*** Given information

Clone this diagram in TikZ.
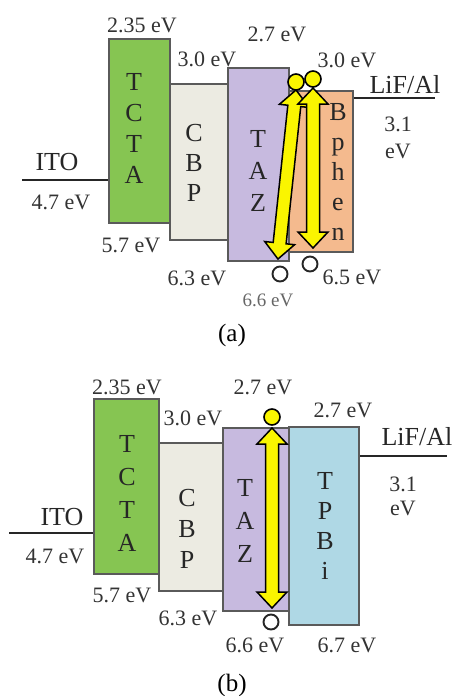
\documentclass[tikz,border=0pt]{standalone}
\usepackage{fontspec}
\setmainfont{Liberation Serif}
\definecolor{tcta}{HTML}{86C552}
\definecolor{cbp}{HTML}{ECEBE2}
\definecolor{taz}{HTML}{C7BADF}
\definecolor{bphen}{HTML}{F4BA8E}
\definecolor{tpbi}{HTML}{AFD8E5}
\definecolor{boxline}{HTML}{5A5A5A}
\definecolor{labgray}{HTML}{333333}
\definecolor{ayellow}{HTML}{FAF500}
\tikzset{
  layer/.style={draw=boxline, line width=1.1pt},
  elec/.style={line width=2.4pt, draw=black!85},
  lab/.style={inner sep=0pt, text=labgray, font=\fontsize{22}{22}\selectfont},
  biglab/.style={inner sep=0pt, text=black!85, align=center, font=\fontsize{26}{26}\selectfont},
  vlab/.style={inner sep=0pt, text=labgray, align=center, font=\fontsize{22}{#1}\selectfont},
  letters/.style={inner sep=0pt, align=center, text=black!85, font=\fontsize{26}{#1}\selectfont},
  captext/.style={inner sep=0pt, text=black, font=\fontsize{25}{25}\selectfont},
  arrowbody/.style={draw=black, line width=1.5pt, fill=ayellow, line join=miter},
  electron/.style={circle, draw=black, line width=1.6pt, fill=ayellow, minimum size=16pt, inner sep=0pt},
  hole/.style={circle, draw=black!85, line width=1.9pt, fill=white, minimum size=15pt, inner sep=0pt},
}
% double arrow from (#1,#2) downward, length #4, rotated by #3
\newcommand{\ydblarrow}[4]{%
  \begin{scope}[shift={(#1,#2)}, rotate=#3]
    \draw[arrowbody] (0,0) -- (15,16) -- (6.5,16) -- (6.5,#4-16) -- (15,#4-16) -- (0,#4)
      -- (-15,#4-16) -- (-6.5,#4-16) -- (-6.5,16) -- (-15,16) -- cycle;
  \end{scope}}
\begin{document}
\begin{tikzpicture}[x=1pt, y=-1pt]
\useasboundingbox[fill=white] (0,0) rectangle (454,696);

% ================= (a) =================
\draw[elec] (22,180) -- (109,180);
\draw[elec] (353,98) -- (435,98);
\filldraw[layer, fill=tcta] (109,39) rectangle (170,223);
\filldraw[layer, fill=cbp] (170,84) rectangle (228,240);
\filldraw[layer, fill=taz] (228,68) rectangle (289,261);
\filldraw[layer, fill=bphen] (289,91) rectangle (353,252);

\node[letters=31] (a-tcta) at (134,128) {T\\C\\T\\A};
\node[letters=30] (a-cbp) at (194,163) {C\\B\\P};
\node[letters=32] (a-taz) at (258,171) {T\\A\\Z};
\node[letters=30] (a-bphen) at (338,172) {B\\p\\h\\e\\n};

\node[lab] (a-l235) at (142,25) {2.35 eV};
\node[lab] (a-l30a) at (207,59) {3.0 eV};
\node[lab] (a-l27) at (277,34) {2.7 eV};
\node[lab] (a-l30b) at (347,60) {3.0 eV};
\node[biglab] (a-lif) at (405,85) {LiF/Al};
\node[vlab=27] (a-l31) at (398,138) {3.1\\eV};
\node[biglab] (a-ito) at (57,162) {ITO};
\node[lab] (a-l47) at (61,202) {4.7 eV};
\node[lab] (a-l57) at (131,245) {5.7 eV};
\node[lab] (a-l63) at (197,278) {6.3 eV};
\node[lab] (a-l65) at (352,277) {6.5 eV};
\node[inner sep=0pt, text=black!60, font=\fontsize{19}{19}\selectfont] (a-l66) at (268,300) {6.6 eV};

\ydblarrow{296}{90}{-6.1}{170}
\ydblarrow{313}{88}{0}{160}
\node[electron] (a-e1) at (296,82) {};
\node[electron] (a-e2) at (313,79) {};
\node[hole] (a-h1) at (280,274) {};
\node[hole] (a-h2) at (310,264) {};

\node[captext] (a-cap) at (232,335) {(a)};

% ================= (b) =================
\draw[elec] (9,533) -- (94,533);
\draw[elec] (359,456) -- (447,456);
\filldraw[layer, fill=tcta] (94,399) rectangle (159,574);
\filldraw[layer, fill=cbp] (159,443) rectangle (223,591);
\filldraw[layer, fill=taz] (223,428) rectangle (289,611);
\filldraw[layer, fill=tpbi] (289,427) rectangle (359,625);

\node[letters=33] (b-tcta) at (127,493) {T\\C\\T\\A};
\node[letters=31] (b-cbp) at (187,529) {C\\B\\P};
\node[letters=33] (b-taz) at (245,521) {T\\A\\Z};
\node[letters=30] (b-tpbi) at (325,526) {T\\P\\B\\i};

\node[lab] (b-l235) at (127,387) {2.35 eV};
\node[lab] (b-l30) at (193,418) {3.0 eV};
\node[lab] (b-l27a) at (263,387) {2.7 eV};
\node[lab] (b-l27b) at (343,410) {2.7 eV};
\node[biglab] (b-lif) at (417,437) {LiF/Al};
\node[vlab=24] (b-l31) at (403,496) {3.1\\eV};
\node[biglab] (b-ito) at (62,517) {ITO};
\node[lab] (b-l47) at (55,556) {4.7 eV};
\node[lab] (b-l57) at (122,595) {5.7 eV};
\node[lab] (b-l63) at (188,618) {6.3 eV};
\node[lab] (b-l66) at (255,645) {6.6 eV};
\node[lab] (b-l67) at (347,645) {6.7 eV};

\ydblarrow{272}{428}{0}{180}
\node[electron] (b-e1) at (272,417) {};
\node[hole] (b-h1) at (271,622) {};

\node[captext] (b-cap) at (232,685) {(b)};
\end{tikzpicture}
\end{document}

******
*** Given information

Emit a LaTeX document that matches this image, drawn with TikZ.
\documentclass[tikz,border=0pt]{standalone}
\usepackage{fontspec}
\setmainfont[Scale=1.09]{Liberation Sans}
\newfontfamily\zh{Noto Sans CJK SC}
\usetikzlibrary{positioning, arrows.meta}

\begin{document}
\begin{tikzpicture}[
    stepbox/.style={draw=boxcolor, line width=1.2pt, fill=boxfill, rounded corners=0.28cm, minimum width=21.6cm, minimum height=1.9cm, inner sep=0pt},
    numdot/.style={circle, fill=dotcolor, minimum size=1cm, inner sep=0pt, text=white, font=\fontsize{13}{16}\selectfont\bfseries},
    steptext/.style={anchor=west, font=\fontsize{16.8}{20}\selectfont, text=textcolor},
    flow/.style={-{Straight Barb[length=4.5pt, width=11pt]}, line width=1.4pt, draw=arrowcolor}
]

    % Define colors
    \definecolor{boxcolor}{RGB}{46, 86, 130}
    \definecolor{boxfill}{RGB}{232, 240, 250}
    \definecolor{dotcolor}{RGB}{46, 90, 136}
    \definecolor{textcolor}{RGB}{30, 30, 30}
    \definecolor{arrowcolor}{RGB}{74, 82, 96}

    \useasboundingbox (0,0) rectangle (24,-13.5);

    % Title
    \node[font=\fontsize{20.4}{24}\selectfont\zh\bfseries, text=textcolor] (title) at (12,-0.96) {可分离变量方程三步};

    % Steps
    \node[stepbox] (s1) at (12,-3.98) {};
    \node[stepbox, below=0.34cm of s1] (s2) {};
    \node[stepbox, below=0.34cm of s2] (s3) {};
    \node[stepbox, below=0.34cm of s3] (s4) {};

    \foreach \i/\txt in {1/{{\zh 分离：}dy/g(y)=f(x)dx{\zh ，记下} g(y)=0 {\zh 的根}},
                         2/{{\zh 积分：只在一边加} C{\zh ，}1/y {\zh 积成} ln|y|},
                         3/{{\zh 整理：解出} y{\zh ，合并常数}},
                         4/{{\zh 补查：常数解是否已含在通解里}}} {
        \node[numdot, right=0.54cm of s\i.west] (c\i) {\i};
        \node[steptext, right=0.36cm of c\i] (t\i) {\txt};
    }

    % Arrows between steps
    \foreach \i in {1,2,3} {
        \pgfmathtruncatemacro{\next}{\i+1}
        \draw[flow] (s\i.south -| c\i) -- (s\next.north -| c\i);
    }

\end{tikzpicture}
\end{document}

******
*** Given information

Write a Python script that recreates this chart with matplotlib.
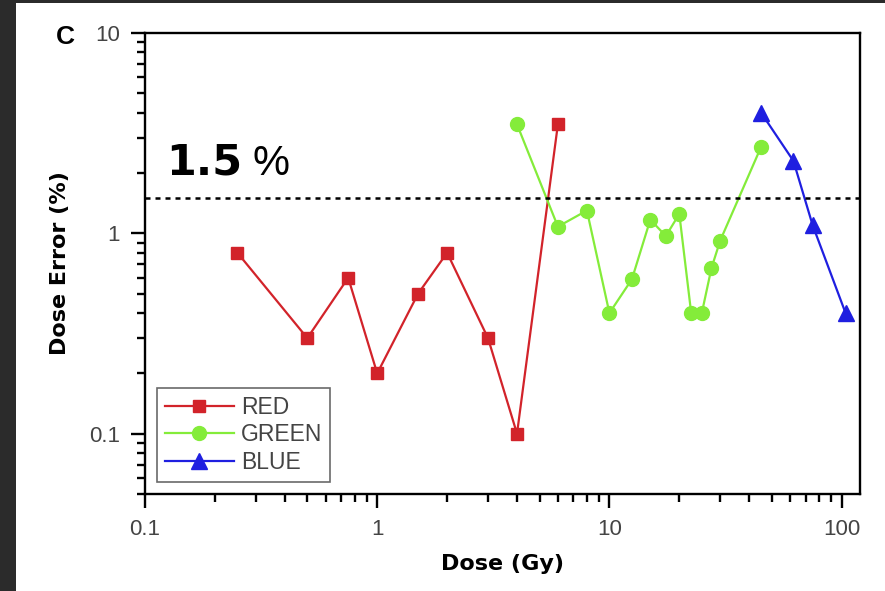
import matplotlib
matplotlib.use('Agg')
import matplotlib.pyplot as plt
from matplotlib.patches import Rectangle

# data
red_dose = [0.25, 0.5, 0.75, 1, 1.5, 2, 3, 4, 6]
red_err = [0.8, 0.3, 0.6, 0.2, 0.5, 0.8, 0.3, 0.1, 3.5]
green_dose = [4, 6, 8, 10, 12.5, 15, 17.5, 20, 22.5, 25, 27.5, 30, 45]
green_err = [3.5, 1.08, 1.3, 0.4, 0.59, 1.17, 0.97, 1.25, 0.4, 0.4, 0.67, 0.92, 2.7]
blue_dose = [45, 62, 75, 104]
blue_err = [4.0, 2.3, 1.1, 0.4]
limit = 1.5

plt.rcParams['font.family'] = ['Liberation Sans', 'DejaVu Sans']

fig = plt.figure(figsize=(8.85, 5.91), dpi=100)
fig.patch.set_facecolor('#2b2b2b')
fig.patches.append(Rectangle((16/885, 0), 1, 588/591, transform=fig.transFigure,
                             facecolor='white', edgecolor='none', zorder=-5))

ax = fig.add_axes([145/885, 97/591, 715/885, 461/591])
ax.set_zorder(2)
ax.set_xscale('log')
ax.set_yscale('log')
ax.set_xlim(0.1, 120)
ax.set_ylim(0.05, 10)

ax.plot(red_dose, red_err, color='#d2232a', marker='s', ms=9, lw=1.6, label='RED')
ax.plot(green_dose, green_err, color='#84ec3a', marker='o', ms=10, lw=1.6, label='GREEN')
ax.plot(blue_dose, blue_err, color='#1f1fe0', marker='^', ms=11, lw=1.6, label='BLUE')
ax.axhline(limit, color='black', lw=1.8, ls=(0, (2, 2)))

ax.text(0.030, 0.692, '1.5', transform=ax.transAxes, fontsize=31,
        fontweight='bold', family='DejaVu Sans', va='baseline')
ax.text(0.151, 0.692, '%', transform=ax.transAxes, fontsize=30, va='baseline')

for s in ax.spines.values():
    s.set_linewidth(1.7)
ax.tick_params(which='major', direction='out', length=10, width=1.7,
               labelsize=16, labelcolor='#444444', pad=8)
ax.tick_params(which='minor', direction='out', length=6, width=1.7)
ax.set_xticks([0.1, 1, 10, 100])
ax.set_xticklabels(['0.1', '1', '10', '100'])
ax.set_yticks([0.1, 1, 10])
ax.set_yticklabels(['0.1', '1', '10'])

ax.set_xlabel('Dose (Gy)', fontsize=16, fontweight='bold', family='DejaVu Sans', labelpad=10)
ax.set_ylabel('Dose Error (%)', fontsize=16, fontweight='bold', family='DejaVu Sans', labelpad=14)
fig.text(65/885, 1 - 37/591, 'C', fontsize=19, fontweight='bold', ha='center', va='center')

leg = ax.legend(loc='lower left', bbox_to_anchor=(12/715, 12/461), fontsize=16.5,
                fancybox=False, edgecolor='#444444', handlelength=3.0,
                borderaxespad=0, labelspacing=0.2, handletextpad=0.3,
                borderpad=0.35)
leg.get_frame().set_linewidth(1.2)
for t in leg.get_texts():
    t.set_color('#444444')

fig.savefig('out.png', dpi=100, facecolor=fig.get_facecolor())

******

● **Aim**:
In the listing above, find the line with "Write a Python" and the line with "plt.rcParams['font.family'] = ['Liberation". Copy exactly those two and every line between, without the pictures.

● **Expected output**:
Write a Python script that recreates this chart with matplotlib.
import matplotlib
matplotlib.use('Agg')
import matplotlib.pyplot as plt
from matplotlib.patches import Rectangle

# data
red_dose = [0.25, 0.5, 0.75, 1, 1.5, 2, 3, 4, 6]
red_err = [0.8, 0.3, 0.6, 0.2, 0.5, 0.8, 0.3, 0.1, 3.5]
green_dose = [4, 6, 8, 10, 12.5, 15, 17.5, 20, 22.5, 25, 27.5, 30, 45]
green_err = [3.5, 1.08, 1.3, 0.4, 0.59, 1.17, 0.97, 1.25, 0.4, 0.4, 0.67, 0.92, 2.7]
blue_dose = [45, 62, 75, 104]
blue_err = [4.0, 2.3, 1.1, 0.4]
limit = 1.5

plt.rcParams['font.family'] = ['Liberation Sans', 'DejaVu Sans']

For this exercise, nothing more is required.